A winter wheat breeder with the University of Manitoba recommends the selection of fusarium resistant varieties combined with good agronomic practices to reduce the risk of fusarium head blight.
As the result of high moisture and high humidity during flowering, winter wheat crops in southern Manitoba and southeastern Saskatchewan have been hit hard this year by fusarium head blight.
Dr. Anita Brûlé-Babel, a winter wheat breeder with the University of Manitoba, notes in addition to lowering yields fusarium produces a toxin that dramatically impacts the marketability of the grain.
Dr.

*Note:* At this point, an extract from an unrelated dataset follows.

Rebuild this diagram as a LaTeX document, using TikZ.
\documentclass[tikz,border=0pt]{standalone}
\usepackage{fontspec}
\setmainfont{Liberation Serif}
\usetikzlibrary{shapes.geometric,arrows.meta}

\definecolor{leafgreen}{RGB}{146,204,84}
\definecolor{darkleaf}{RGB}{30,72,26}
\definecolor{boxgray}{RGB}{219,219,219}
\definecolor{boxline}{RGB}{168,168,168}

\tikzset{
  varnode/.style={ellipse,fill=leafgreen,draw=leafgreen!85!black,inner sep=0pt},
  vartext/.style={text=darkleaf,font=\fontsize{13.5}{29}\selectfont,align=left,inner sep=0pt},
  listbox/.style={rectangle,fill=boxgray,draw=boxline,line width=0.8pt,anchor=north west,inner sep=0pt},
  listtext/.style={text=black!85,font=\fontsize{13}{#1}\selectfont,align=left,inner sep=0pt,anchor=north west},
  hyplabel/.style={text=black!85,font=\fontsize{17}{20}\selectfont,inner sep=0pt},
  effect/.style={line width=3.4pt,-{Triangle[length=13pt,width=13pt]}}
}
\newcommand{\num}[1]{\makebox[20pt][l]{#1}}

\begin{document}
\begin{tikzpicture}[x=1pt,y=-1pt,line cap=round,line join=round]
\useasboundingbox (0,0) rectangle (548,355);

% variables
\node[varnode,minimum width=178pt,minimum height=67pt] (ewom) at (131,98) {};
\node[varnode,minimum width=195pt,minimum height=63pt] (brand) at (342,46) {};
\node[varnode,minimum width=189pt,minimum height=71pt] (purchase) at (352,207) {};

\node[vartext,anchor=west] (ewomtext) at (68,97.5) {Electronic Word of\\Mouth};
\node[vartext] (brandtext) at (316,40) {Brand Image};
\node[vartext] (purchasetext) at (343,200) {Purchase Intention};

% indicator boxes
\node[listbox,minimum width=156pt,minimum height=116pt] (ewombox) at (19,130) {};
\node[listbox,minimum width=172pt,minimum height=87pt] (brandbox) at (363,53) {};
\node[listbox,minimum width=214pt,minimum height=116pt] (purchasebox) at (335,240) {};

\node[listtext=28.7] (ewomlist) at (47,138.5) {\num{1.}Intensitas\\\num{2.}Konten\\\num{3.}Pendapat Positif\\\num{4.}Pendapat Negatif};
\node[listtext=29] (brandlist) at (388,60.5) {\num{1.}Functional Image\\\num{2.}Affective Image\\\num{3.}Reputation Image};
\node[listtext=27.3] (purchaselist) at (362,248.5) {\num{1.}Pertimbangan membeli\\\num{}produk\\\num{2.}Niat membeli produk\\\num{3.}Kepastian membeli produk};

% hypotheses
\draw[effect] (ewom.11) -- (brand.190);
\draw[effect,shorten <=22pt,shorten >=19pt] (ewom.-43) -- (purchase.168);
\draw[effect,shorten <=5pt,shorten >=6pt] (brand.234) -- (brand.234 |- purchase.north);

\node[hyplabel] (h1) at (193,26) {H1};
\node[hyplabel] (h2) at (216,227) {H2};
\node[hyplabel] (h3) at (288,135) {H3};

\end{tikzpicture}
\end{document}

Anita Brûlé-Babel-University of Manitoba:
We have some varieties that have better levels of resistance and some of them that have been around a long time.
For instance CDC Buteo has been rated pretty consistently in our trials as a moderately resistant so it will have quite a bit better fusarium tolerance than, for instance, something like CDC Falcon which is quite susceptible.

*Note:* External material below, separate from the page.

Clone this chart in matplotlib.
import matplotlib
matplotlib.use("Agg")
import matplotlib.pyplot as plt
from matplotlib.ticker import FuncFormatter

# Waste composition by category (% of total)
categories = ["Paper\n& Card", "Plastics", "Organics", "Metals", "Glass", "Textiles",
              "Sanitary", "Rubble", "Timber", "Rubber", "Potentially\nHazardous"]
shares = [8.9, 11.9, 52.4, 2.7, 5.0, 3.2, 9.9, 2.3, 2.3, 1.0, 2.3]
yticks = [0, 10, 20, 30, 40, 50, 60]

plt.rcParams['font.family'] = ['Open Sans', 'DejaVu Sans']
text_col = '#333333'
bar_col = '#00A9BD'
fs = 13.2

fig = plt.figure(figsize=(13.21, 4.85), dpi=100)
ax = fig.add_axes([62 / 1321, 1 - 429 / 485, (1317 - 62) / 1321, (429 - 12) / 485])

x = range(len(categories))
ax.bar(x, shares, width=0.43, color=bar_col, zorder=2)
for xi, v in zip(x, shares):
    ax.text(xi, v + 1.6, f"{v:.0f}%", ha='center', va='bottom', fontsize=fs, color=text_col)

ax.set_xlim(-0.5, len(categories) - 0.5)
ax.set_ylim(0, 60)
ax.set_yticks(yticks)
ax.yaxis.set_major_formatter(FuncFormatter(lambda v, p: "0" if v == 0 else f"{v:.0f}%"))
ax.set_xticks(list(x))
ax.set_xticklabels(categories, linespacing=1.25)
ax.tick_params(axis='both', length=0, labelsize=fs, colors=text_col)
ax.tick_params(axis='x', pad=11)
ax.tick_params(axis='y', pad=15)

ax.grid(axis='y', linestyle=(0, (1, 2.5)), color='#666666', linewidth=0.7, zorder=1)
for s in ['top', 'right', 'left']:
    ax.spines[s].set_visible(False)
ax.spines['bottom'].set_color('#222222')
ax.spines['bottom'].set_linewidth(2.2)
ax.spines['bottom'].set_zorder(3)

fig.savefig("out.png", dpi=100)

More recently we've had the introduction of Emerson from the Lethbridge Research Centre's program and Emerson is rating a resistant to moderately resistant as well.
In the trials that we've been doing with Emerson that resistance seems to be holding out quite well even under heavy inoculation pressure.
With any of these though we have to remember that resistance is not the same as what we would often think about with, for instance, some of the rusts which are other diseases of wheat.
Even with moderately resistant or resistant we still will see some levels of fusarium under high epidemic conditions so the recommendation that I have with producers is use more of the tool box which is not just the cultivar.
Watch your weather forecasts and your disease forecasting to determine whether fungicides might be a useful option for you and follow appropriate crop rotation.
Dr. Brûlé-Babel notes in fungicide trials the combination of better resistance and fungicides seems to improve your outcome much more than using susceptible varieties with fungicides.